Выхожу из трамвая (пить на Царскосельском вокзале). У двери сидят – женщина, прячущая лицо в скунсовый воротник, два пожилых человека неизвестного сословия. Стоя у двери, слышу хохот, начинаю различать: «ишь… какой… верно… артис…» Зеленея от злости, оборачиваюсь и встречаю два наглых, пристальных и весело хохочущих взгляда. Пробормотав «пьяны вы, что ли», выхожу, слышу за собой тот же беззаботный хохот. Пьянство как отрезало, я возвращаюсь домой, по старой памяти перекрестясь на Введенскую церковь.
Эти ужасы вьются кругом меня всю неделю – отовсюду появляется страшная рожа, точно хочет сказать:
«Ааа… ты вот какой?.. Зачем ты напряжен, думаешь, делаешь, строишь, зачем?»
Такова вся толпа на Невском.
<…>
Мы, позевывая, говорим о «желтой опасности». Аничков раз добродушно сказал мне (этим летом): «Вы узко мыслите. Цусима – неважное событие. С Японией воевала не Россия, а Европа».
Так думают все офицеры, кончая первым офицером, который выпивает беззаботно со своими конвойцами.

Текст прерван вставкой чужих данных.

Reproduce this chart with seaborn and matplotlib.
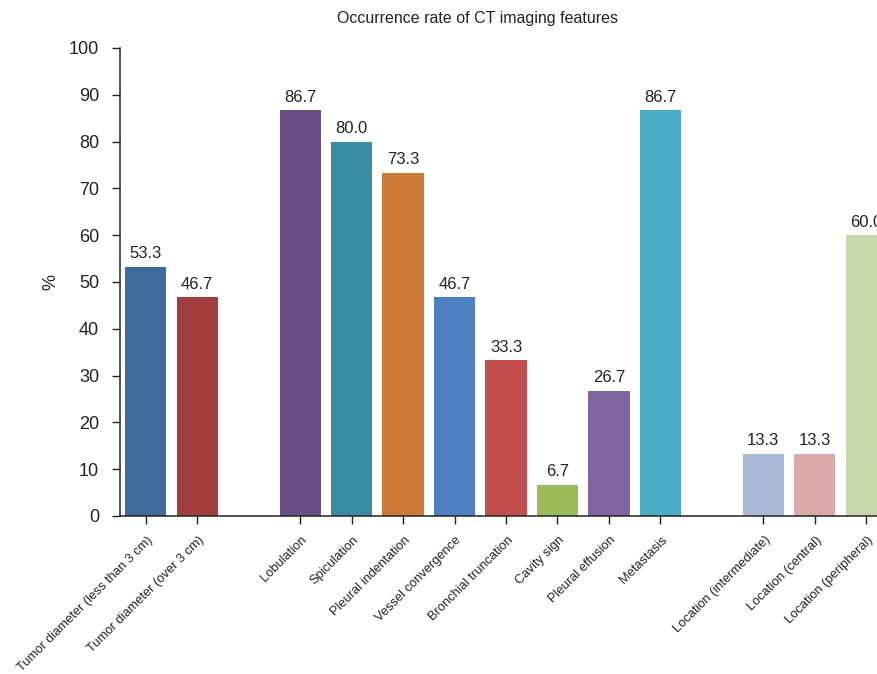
import matplotlib
matplotlib.use("Agg")
import matplotlib.pyplot as plt
import matplotlib.transforms as mtransforms
import seaborn as sns
import pandas as pd

# grupos de achados tomográficos (com espaço entre os grupos)
size_labels = ["Tumor diameter (less than 3 cm)", "Tumor diameter (over 3 cm)"]
size_values = [53.3, 46.7]

sign_labels = ["Lobulation", "Spiculation", "Pleural indentation", "Vessel convergence",
               "Bronchial truncation", "Cavity sign", "Pleural effusion", "Metastasis"]
sign_values = [86.7, 80.0, 73.3, 46.7, 33.3, 6.7, 26.7, 86.7]

loc_labels = ["Location (intermediate)", "Location (central)", "Location (peripheral)"]
loc_values = [13.3, 13.3, 60.0]

bar_colors = ["#3E6A9C", "#A13F3E",
              "#6A4E85", "#3A8BA4", "#CE7A36", "#4D80C0", "#C04F4D", "#9BBB59", "#8064A2", "#4BACC6",
              "#AAB9D7", "#DAA9A8", "#C8D8AD"]

categories = size_labels + sign_labels + loc_labels
values = size_values + sign_values + loc_values
df = pd.DataFrame({"feature": categories, "rate": values})
palette = dict(zip(categories, bar_colors))

# posições vazias separando os grupos
order = size_labels + [" "] + sign_labels + ["  "] + loc_labels

sns.set_style("ticks")
plt.rcParams["font.family"] = ["Liberation Sans", "DejaVu Sans"]

fig = plt.figure(figsize=(8.77, 6.74), dpi=100)
ax = fig.add_axes([120 / 877, 158 / 674, 772 / 877, 468 / 674])

sns.barplot(data=df, x="feature", y="rate", hue="feature", order=order,
            hue_order=categories, palette=palette, dodge=False, legend=False,
            width=0.8, saturation=1, linewidth=0, ax=ax)

for cont in ax.containers:
    ax.bar_label(cont, fmt="%.1f", padding=4, fontsize=12, color="#222222")

ax.set_xlim(-0.5, len(order) - 0.5)
ax.set_ylim(0, 100)
ax.set_yticks(range(0, 101, 10))
ax.tick_params(axis="y", labelsize=13, length=6, width=1, pad=9, colors="#222222")
ax.tick_params(axis="x", length=6, width=1, pad=10, colors="#222222")

pos = [order.index(c) for c in categories]
ax.set_xticks(pos)
ax.set_xticklabels(categories, rotation=45, ha="right", va="center",
                   rotation_mode="anchor", fontsize=9.3, color="#222222")
shift = mtransforms.ScaledTranslation(5 / 100, 0, fig.dpi_scale_trans)
for lab in ax.get_xticklabels():
    lab.set_transform(lab.get_transform() + shift)

ax.set_xlabel("")
ax.set_ylabel("%", fontsize=13, labelpad=7, color="#222222")
for s in ["left", "bottom"]:
    ax.spines[s].set_linewidth(1.1)
    ax.spines[s].set_color("#222222")
sns.despine(ax=ax)

fig.text(0.545, 1 - 18 / 674, "Occurrence rate of CT imaging features",
         ha="center", va="center", fontsize=11.5, color="#222222")

fig.savefig("out.png", dpi=100)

Откуда эти «каракули» и драгоценности на всех господах и барынях Невского проспекта? В каждом каракуле – взятка. В святые времена Александра III говорили: «Вот нарядная, вот так фуфыря!» Теперь все нарядные. Глаза – скучные, подбородки наросли, нет увлечения ни Гостиным двором, ни адюльтером, смазливая рожа любой барыни – есть акция, серия, взятка.